INFORMATION SHOWN —
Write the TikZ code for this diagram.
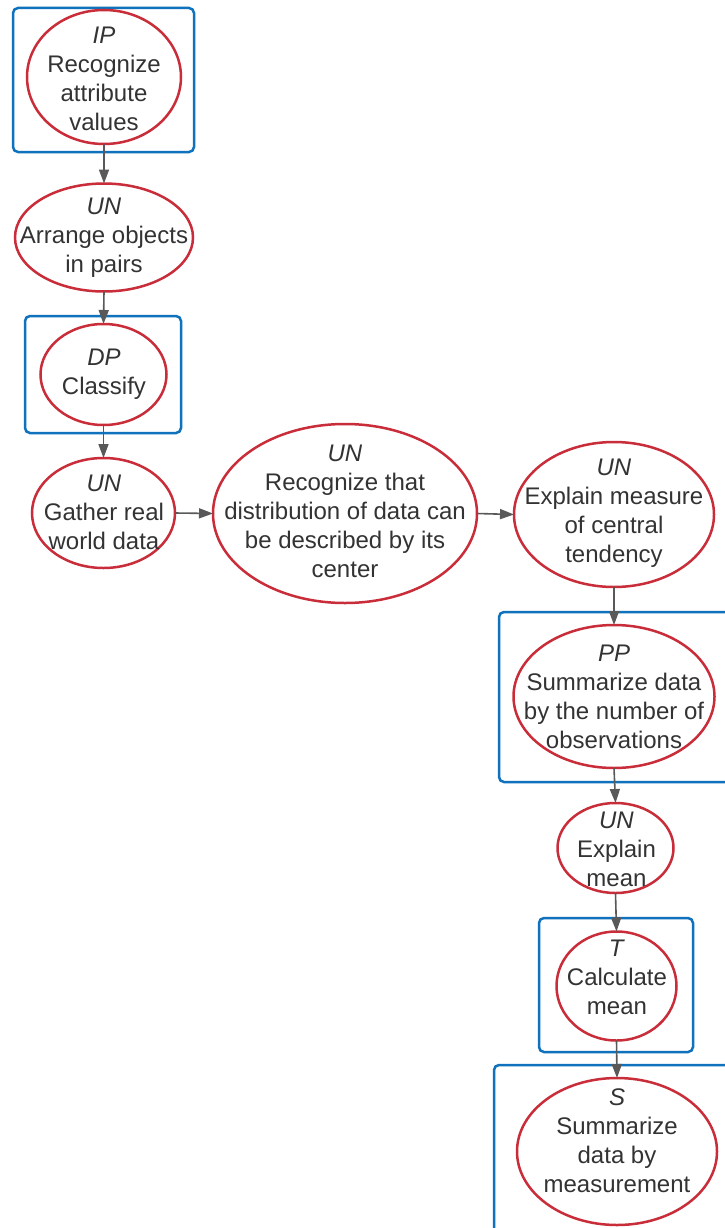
\documentclass[tikz,border=0pt]{standalone}
\usepackage{fontspec}
\setmainfont{Liberation Sans}
\usetikzlibrary{shapes.geometric,arrows.meta}
\definecolor{ered}{RGB}{201,45,57}
\definecolor{bblue}{RGB}{16,114,189}
\definecolor{txt}{RGB}{51,51,51}
\definecolor{arr}{RGB}{89,89,89}
\begin{document}
\begin{tikzpicture}[x=1pt,y=-1pt,
  oval/.style={ellipse,draw=ered,line width=2.5pt,inner sep=0pt,outer sep=0pt},
  frame/.style={rectangle,draw=bblue,line width=2.5pt,rounded corners=5pt,inner sep=0pt,outer sep=0pt},
  lbl/.style={text=txt,align=center,font=\fontsize{24}{29}\selectfont,inner sep=0pt},
  conn/.style={draw=arr,line width=1.6pt,-{Triangle[length=14pt,width=10pt]}}]
\useasboundingbox (0,0) rectangle (725,1228);
\clip (0,0) rectangle (725,1228);
\fill[white] (0,0) rectangle (725,1228);

% frames
\node[frame,minimum width=181pt,minimum height=144pt] (f1) at (103.5,80) {};
\node[frame,minimum width=156pt,minimum height=117pt] (f2) at (103,374.5) {};
\node[frame,minimum width=261pt,minimum height=170pt] (f3) at (629.5,697) {};
\node[frame,minimum width=154pt,minimum height=134pt] (f4) at (616,985) {};
\node[frame,minimum width=266pt,minimum height=195pt] (f5) at (627,1162.5) {};

% ellipses
\node[oval,minimum width=154pt,minimum height=134pt] (e1) at (104,77) {};
\node[oval,minimum width=178pt,minimum height=108pt] (e2) at (104,237.5) {};
\node[oval,minimum width=126pt,minimum height=101pt] (e3) at (103.5,374.5) {};
\node[oval,minimum width=143pt,minimum height=110pt] (e4) at (103.5,513) {};
\node[oval,minimum width=264pt,minimum height=179pt] (e5) at (345,513.5) {};
\node[oval,minimum width=200pt,minimum height=145pt] (e6) at (614,514.5) {};
\node[oval,minimum width=201pt,minimum height=143pt] (e7) at (614,696.5) {};
\node[oval,minimum width=116pt,minimum height=90pt] (e8) at (615.5,848) {};
\node[oval,minimum width=120pt,minimum height=109pt] (e9) at (616.5,986) {};
\node[oval,minimum width=200pt,minimum height=147pt] (e10) at (617,1151.5) {};

% labels
\node[lbl] (t1) at (104,78.5) {\textit{IP}\\Recognize\\attribute\\values};
\node[lbl] (t2) at (104,237.5) {\textit{UN}\\Arrange objects\\in pairs};
\node[lbl] (t3) at (104,374) {\textit{DP}\\Classify};
\node[lbl] (t4) at (104,512.5) {\textit{UN}\\Gather real\\world data};
\node[lbl] (t5) at (345,511.5) {\textit{UN}\\Recognize that\\distribution of data can\\be described by its\\center};
\node[lbl] (t6) at (614,513.5) {\textit{UN}\\Explain measure\\of central\\tendency};
\node[lbl] (t7) at (614,697) {\textit{PP}\\Summarize data\\by the number of\\observations};
\node[lbl] (t8) at (616.5,849) {\textit{UN}\\Explain\\mean};
\node[lbl] (t9) at (617,977.5) {\textit{T}\\Calculate\\mean};
\node[lbl] (t10) at (617,1140.5) {\textit{S}\\Summarize\\data by\\measurement};

% connectors
\draw[conn] (e1.south) -- (e2.north);
\draw[conn] (e2.south) -- (e3.north);
\draw[conn] (e3.south) -- (e4.north);
\draw[conn] (e4.east) -- (e5.west);
\draw[conn] (e5.east) -- (e6.west);
\draw[conn] (e6.south) -- (e7.north);
\draw[conn] (e7.south) -- (e8.north);
\draw[conn] (e8.south) -- (e9.north);
\draw[conn] (e9.south) -- (e10.north);
\end{tikzpicture}
\end{document}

OBJECTIVE —
Copy the listing over exactly, skipping the pictures it holds.

SOLUTION —
Write the TikZ code for this diagram.
\documentclass[tikz,border=0pt]{standalone}
\usepackage{fontspec}
\setmainfont{Liberation Sans}
\usetikzlibrary{shapes.geometric,arrows.meta}
\definecolor{ered}{RGB}{201,45,57}
\definecolor{bblue}{RGB}{16,114,189}
\definecolor{txt}{RGB}{51,51,51}
\definecolor{arr}{RGB}{89,89,89}
\begin{document}
\begin{tikzpicture}[x=1pt,y=-1pt,
  oval/.style={ellipse,draw=ered,line width=2.5pt,inner sep=0pt,outer sep=0pt},
  frame/.style={rectangle,draw=bblue,line width=2.5pt,rounded corners=5pt,inner sep=0pt,outer sep=0pt},
  lbl/.style={text=txt,align=center,font=\fontsize{24}{29}\selectfont,inner sep=0pt},
  conn/.style={draw=arr,line width=1.6pt,-{Triangle[length=14pt,width=10pt]}}]
\useasboundingbox (0,0) rectangle (725,1228);
\clip (0,0) rectangle (725,1228);
\fill[white] (0,0) rectangle (725,1228);

% frames
\node[frame,minimum width=181pt,minimum height=144pt] (f1) at (103.5,80) {};
\node[frame,minimum width=156pt,minimum height=117pt] (f2) at (103,374.5) {};
\node[frame,minimum width=261pt,minimum height=170pt] (f3) at (629.5,697) {};
\node[frame,minimum width=154pt,minimum height=134pt] (f4) at (616,985) {};
\node[frame,minimum width=266pt,minimum height=195pt] (f5) at (627,1162.5) {};

% ellipses
\node[oval,minimum width=154pt,minimum height=134pt] (e1) at (104,77) {};
\node[oval,minimum width=178pt,minimum height=108pt] (e2) at (104,237.5) {};
\node[oval,minimum width=126pt,minimum height=101pt] (e3) at (103.5,374.5) {};
\node[oval,minimum width=143pt,minimum height=110pt] (e4) at (103.5,513) {};
\node[oval,minimum width=264pt,minimum height=179pt] (e5) at (345,513.5) {};
\node[oval,minimum width=200pt,minimum height=145pt] (e6) at (614,514.5) {};
\node[oval,minimum width=201pt,minimum height=143pt] (e7) at (614,696.5) {};
\node[oval,minimum width=116pt,minimum height=90pt] (e8) at (615.5,848) {};
\node[oval,minimum width=120pt,minimum height=109pt] (e9) at (616.5,986) {};
\node[oval,minimum width=200pt,minimum height=147pt] (e10) at (617,1151.5) {};

% labels
\node[lbl] (t1) at (104,78.5) {\textit{IP}\\Recognize\\attribute\\values};
\node[lbl] (t2) at (104,237.5) {\textit{UN}\\Arrange objects\\in pairs};
\node[lbl] (t3) at (104,374) {\textit{DP}\\Classify};
\node[lbl] (t4) at (104,512.5) {\textit{UN}\\Gather real\\world data};
\node[lbl] (t5) at (345,511.5) {\textit{UN}\\Recognize that\\distribution of data can\\be described by its\\center};
\node[lbl] (t6) at (614,513.5) {\textit{UN}\\Explain measure\\of central\\tendency};
\node[lbl] (t7) at (614,697) {\textit{PP}\\Summarize data\\by the number of\\observations};
\node[lbl] (t8) at (616.5,849) {\textit{UN}\\Explain\\mean};
\node[lbl] (t9) at (617,977.5) {\textit{T}\\Calculate\\mean};
\node[lbl] (t10) at (617,1140.5) {\textit{S}\\Summarize\\data by\\measurement};

% connectors
\draw[conn] (e1.south) -- (e2.north);
\draw[conn] (e2.south) -- (e3.north);
\draw[conn] (e3.south) -- (e4.north);
\draw[conn] (e4.east) -- (e5.west);
\draw[conn] (e5.east) -- (e6.west);
\draw[conn] (e6.south) -- (e7.north);
\draw[conn] (e7.south) -- (e8.north);
\draw[conn] (e8.south) -- (e9.north);
\draw[conn] (e9.south) -- (e10.north);
\end{tikzpicture}
\end{document}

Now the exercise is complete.